Le Lycee Yersin

Post date: Jan 14, 2013 1:11:39 AM

Lycée Yersin

 

L’auteur, Hoang van Hai, élève du Lycée Yersin en 1958 a été pendant de nombreuses années journaliste à la BBC Londres, section Vietnam. En 1993 il revint visiter Dalat. Voici ses impressions.

Lycée Yersin

Il faut dire qu’on était tous, nous autres garçons, un peu secrètement amoureux de toutes ces jeunes demoiselles du petit ou du grand lycée.

Nous étions un groupe d’amis inséparables, unis, croyions-nous par un destin commun que nous allions forger. “A quoi bon se fatiguer sur tous ces textes anciens puisque nous allons rebâtir le monde selon nos rêves”, me disait un ami.

Mais aujourd’hui, j’étais seul. Seul rescapé du passé, seul après tant de bouleversements, de déchirements. Comme un fantôme insatisfait de sa vie d’ailleurs qui revient chercher une page manquante à son histoire, je me tenais là, submergé par la nostalgie, le coeur envahi d’une immense désolation. Et toujours la même question me hantait.

Mais où donc sont ces amis qui ont fait partie de ma vie au lycée Yersin? Où sont-ils ces jeunes gens et ces jeunes filles, cette belle jeunesse d’alors, laborieuse, heureuse de vivre? Sur quel continent, dans quel pays vivent-ils? Sont ils encore de ce monde des vivants?

Avec qui allais-je partager mes souvenirs?

Par ce bel après midi je croisais des étudiants qui m’apprirent que mon ancien lycée était devenu maintenant une sorte d’école normale où l’on formait des professeurs.
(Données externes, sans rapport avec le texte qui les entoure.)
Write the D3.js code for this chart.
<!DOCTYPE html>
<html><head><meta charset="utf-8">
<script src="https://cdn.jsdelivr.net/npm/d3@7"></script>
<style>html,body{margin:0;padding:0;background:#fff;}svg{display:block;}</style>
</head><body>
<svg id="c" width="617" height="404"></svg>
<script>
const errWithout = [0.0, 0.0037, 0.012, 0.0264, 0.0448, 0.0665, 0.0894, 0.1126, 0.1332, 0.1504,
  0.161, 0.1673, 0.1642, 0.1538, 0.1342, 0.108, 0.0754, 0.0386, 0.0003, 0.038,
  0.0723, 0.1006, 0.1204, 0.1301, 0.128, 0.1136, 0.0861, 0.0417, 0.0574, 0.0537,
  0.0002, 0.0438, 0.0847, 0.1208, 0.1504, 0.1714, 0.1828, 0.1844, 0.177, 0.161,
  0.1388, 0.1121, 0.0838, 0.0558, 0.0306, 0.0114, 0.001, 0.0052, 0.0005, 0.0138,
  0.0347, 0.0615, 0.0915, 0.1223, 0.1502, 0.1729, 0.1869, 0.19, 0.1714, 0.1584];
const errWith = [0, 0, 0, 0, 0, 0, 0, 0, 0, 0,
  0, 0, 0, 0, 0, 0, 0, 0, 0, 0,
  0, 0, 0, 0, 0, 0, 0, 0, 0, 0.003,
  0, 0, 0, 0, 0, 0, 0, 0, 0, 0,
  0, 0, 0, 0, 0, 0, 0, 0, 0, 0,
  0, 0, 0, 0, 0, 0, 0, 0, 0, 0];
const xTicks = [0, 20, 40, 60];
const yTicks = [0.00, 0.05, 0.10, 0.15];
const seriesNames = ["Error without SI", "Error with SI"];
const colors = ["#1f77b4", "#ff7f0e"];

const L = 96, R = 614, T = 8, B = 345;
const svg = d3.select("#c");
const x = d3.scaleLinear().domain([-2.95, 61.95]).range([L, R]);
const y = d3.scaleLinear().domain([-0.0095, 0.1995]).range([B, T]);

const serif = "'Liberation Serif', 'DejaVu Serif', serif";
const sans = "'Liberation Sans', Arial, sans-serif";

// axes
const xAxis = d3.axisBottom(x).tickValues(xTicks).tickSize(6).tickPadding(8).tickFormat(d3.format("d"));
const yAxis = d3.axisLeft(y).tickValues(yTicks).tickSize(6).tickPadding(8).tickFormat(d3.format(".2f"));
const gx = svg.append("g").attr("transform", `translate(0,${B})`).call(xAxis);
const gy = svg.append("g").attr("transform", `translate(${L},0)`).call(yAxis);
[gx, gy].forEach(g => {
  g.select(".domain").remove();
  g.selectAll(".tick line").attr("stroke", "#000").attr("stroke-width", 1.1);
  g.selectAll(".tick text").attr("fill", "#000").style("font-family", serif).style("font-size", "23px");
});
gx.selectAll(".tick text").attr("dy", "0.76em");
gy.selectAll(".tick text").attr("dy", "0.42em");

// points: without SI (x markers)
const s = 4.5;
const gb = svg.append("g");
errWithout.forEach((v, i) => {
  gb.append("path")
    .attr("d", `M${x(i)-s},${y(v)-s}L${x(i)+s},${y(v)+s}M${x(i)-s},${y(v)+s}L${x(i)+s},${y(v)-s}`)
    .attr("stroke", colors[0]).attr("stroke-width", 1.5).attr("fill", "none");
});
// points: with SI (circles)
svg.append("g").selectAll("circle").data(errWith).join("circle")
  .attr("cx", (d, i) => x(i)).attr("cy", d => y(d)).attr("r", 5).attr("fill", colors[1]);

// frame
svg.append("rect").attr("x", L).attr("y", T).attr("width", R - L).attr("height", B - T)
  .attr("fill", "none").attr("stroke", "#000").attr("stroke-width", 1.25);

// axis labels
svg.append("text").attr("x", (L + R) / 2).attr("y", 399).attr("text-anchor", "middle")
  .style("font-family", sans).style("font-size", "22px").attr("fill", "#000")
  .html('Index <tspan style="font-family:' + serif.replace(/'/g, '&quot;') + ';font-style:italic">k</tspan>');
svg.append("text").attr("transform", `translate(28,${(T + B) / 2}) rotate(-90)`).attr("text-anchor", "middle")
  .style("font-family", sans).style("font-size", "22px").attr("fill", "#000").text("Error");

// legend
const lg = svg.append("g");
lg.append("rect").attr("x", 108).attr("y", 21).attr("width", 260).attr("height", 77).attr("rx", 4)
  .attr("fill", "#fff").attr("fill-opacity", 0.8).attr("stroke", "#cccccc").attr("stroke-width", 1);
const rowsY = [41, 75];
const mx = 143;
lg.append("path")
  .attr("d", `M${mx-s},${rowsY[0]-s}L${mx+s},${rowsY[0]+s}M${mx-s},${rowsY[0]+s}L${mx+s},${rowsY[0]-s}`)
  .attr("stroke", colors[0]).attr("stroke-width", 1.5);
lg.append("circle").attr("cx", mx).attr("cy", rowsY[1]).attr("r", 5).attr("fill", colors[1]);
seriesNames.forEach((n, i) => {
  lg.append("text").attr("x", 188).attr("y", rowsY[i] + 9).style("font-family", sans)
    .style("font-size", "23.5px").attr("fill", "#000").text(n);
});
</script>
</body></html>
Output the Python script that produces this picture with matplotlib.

Et eux, étudiants d’aujourd’hui attendaient les résultats de leur examen de fin d’études.

Quels seraient leurs destins, me demandai-je, sont ils animés de la même foi, du même enthousiasme comme nous l’étions quand, il y a plus d’un quart de siècle, nous quittions ce lycée?

Les souvenirs enfouis dans ma mémoire s’échappaient des gangues de l’oubli comme par magie. Ils remontaient à la surface et leur nouvelle naissance injectait dans mon esprit par petites doses successives leur pouvoir nostalgique comme des vagues venant mourir sur une grève déserte.

Au loin, au bas de la colline, les fenêtres des villas s’allumèrent. J’étais à l’écoute des souvenirs. J’entendais jusqu’au bruissement du feuillage des arbres qui bordaient la route.

Cette route, combien de fois l’avais-je empruntée, seul, ou avec des amis? De quoi parlions-nous? Quels projets avions-nous échafaudés? Comme tous les jeunes qui ont grandi dans un pays en proie à la destruction, nous rêvions d’un monde meilleur, un monde “normal” où nous serions épanouis, heureux et utiles.

Le destin, la fatalité nous ayant séparés, c’est sur cette route, dans l’émotion provoquée par le télescopage des souvenirs du passé et des images perçues ce soir là que je me pris à rêver de retrouver mes amis du Lycée Yersin, où qu’ils soient, de les réunir chez moi un jour. Je leur ferais fête et je leur dirais:

“Ne croyez pas ceux qui vous disent que dans les rêves les images sont grises. Moi je vous dis que dans mes rêves, les images ont les couleurs vives de l’arc-en-ciel, aussi vraies, aussi belles, aussi inaltérables que l’amitié”.